/---

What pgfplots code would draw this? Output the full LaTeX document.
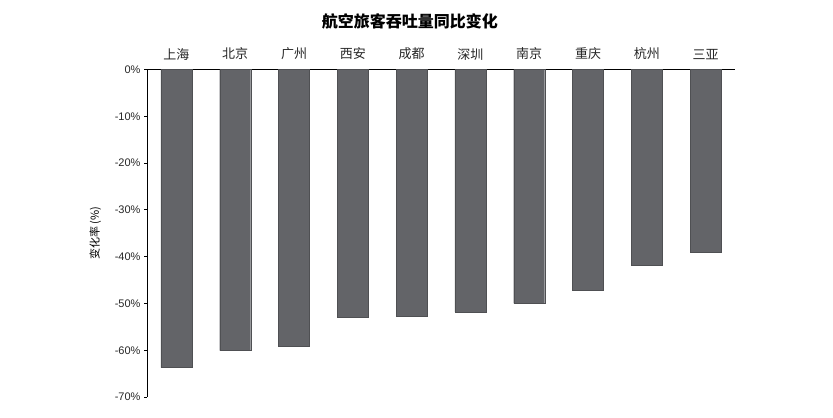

\---
/---

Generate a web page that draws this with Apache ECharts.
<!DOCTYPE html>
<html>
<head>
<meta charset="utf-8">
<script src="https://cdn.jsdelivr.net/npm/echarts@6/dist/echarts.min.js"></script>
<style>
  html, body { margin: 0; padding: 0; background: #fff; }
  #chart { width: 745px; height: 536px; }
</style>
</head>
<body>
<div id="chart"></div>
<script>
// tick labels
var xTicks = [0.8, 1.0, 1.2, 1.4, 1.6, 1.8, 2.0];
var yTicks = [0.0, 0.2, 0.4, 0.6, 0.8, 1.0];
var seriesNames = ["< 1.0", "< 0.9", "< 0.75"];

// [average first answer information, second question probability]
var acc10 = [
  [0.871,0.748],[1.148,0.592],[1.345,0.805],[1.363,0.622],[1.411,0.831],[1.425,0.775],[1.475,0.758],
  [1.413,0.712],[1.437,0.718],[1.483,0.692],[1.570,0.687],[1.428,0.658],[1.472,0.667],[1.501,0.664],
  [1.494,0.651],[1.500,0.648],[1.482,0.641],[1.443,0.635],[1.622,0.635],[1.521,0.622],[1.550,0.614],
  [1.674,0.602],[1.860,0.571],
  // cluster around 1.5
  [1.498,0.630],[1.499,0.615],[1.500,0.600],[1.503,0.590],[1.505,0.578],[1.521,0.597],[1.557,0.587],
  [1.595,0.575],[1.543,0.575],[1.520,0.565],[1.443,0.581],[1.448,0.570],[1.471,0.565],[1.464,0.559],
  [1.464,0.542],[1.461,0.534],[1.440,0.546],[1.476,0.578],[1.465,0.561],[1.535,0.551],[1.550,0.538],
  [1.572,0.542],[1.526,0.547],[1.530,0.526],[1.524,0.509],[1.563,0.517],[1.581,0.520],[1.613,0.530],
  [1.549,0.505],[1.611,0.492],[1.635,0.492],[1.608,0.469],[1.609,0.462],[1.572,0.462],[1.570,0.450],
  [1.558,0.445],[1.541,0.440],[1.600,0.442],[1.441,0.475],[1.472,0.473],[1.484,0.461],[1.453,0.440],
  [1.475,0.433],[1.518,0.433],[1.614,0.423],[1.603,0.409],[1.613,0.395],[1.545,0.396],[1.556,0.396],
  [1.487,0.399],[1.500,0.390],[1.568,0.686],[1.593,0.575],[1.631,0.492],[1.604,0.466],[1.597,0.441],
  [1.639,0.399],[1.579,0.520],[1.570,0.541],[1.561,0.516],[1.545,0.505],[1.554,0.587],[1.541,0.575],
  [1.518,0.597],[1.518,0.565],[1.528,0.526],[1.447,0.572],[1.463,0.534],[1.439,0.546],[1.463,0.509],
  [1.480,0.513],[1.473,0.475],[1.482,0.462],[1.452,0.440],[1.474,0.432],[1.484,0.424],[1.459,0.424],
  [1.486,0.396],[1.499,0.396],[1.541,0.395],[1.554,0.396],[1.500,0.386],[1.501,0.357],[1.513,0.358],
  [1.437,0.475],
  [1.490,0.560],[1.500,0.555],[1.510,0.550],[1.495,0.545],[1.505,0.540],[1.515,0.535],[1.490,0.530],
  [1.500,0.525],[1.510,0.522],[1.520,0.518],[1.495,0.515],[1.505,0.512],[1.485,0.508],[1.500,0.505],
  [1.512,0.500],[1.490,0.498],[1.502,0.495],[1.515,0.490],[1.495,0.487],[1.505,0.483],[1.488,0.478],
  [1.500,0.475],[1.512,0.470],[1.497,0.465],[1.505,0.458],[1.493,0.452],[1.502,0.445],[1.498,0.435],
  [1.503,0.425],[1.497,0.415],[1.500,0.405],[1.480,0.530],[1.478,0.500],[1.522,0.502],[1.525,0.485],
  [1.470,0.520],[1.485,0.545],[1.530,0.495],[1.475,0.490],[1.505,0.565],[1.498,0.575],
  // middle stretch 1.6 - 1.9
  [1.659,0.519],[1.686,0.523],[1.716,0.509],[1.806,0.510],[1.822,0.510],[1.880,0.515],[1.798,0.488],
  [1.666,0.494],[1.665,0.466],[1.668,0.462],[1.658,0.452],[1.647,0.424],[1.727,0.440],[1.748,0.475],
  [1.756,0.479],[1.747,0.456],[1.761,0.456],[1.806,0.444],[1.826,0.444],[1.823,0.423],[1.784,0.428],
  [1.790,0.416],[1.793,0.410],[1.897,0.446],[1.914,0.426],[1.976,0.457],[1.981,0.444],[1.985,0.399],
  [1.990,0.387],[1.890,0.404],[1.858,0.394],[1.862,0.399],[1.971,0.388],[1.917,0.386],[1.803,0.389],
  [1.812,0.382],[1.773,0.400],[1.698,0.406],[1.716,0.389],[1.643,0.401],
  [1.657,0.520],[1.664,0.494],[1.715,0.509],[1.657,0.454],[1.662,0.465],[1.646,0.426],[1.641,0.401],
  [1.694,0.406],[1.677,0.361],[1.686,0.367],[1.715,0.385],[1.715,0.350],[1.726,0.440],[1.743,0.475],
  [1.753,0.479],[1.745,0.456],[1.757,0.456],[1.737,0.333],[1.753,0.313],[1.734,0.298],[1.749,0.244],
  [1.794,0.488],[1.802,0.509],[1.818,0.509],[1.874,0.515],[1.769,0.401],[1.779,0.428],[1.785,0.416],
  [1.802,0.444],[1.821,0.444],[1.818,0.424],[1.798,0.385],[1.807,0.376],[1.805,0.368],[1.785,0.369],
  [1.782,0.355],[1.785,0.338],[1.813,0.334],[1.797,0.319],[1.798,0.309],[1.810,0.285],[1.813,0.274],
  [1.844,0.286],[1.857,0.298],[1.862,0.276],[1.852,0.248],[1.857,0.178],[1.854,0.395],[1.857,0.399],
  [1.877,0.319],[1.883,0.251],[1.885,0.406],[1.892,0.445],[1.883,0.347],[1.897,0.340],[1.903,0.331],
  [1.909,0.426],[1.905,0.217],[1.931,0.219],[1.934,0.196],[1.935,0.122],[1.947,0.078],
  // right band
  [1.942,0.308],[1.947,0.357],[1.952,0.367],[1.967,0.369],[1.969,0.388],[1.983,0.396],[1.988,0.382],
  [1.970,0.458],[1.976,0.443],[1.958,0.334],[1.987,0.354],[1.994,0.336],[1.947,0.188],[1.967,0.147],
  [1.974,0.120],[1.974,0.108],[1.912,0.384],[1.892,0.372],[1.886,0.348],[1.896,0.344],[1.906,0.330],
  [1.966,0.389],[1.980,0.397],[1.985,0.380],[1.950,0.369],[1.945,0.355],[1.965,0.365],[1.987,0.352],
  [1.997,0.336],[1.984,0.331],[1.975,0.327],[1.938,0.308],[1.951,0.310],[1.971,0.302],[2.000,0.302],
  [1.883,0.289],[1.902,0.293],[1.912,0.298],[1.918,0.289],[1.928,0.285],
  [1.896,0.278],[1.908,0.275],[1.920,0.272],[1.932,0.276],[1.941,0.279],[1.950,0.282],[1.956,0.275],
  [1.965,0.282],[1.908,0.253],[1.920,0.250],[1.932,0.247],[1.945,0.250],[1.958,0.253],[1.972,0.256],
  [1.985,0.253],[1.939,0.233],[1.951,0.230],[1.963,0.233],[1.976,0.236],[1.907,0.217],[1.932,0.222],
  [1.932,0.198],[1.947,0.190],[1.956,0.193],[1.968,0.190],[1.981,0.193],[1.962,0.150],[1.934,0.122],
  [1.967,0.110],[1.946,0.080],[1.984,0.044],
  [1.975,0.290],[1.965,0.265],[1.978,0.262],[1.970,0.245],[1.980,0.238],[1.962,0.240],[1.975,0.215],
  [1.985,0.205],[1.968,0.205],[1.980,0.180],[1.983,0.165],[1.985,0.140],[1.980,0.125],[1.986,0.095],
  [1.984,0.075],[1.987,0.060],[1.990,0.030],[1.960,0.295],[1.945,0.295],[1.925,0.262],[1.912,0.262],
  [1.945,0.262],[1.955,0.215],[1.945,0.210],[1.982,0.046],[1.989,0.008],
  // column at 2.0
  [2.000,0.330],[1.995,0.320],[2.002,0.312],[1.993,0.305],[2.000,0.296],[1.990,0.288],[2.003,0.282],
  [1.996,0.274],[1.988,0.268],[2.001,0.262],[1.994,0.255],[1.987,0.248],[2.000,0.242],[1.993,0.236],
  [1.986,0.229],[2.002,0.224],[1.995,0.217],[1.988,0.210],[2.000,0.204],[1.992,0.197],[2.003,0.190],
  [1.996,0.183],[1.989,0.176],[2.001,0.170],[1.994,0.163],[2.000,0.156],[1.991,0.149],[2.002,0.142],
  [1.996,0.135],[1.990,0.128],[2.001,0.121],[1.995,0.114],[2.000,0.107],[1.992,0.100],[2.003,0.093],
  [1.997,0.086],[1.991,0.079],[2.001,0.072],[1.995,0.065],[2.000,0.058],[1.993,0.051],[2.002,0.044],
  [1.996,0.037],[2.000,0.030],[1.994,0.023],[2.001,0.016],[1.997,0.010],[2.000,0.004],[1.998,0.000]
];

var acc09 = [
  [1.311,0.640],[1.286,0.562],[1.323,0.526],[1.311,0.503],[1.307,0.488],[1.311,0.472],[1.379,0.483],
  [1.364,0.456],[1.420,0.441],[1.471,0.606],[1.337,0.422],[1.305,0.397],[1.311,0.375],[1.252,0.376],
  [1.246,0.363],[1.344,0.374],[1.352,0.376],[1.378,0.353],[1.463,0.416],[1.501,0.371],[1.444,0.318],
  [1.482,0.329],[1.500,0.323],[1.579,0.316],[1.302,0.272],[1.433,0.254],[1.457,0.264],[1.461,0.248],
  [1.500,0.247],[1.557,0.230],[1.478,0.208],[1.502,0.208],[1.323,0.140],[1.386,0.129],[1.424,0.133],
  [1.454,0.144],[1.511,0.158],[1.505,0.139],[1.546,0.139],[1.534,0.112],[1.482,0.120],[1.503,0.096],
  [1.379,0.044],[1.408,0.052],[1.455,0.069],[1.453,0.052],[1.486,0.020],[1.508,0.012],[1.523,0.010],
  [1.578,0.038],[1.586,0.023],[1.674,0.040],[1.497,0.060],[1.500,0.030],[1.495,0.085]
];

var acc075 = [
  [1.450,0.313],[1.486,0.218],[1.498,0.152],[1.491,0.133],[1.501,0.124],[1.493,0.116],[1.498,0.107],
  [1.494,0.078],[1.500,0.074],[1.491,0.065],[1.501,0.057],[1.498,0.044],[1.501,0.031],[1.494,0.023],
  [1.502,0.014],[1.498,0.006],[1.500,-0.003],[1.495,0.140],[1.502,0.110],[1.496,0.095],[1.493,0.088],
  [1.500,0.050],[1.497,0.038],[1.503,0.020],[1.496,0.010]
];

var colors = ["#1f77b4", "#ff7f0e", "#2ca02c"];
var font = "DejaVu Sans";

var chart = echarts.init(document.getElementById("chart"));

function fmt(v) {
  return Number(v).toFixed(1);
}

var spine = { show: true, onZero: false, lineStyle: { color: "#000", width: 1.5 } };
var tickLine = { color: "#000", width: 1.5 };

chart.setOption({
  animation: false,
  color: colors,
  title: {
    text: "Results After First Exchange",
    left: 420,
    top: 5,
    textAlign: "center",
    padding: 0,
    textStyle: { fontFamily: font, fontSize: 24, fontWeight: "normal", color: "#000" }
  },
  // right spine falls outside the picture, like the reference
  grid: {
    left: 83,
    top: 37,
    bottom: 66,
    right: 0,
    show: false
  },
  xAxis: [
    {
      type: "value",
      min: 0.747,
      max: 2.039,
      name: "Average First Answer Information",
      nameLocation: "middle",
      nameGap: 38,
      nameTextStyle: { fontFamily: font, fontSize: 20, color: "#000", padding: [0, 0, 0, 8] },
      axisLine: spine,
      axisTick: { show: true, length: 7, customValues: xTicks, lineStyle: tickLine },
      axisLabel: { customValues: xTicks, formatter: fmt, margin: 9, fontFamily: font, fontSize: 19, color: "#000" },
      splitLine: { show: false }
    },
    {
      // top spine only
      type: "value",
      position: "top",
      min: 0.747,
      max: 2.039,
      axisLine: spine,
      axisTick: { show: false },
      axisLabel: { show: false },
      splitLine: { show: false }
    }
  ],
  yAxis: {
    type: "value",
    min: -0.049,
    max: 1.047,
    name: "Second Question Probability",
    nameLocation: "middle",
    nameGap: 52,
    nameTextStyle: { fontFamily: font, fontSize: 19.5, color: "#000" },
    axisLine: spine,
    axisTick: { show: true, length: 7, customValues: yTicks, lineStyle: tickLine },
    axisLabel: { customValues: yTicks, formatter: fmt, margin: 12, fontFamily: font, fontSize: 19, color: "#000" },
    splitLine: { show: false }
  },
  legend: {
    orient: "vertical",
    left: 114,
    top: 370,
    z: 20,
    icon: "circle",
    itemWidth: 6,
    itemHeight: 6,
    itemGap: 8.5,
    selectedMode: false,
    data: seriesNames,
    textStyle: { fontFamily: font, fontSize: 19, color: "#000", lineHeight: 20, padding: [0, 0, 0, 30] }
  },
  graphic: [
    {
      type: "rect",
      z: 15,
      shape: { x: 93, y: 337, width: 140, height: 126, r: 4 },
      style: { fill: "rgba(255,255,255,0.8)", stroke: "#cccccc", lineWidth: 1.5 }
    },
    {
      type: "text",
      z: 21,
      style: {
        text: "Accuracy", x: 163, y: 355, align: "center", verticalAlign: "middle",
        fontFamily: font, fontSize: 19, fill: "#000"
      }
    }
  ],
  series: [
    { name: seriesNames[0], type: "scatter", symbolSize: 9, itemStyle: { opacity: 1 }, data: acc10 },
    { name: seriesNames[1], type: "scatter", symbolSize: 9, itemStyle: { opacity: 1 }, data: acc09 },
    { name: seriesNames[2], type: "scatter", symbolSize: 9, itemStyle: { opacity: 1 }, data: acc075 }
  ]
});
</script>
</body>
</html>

\---

• THE REQUEST:
Above are the records. Identify each line that contains the word "document".

• SOLUTION BELOW:
What pgfplots code would draw this? Output the full LaTeX document.
var chart = echarts.init(document.getElementById("chart"));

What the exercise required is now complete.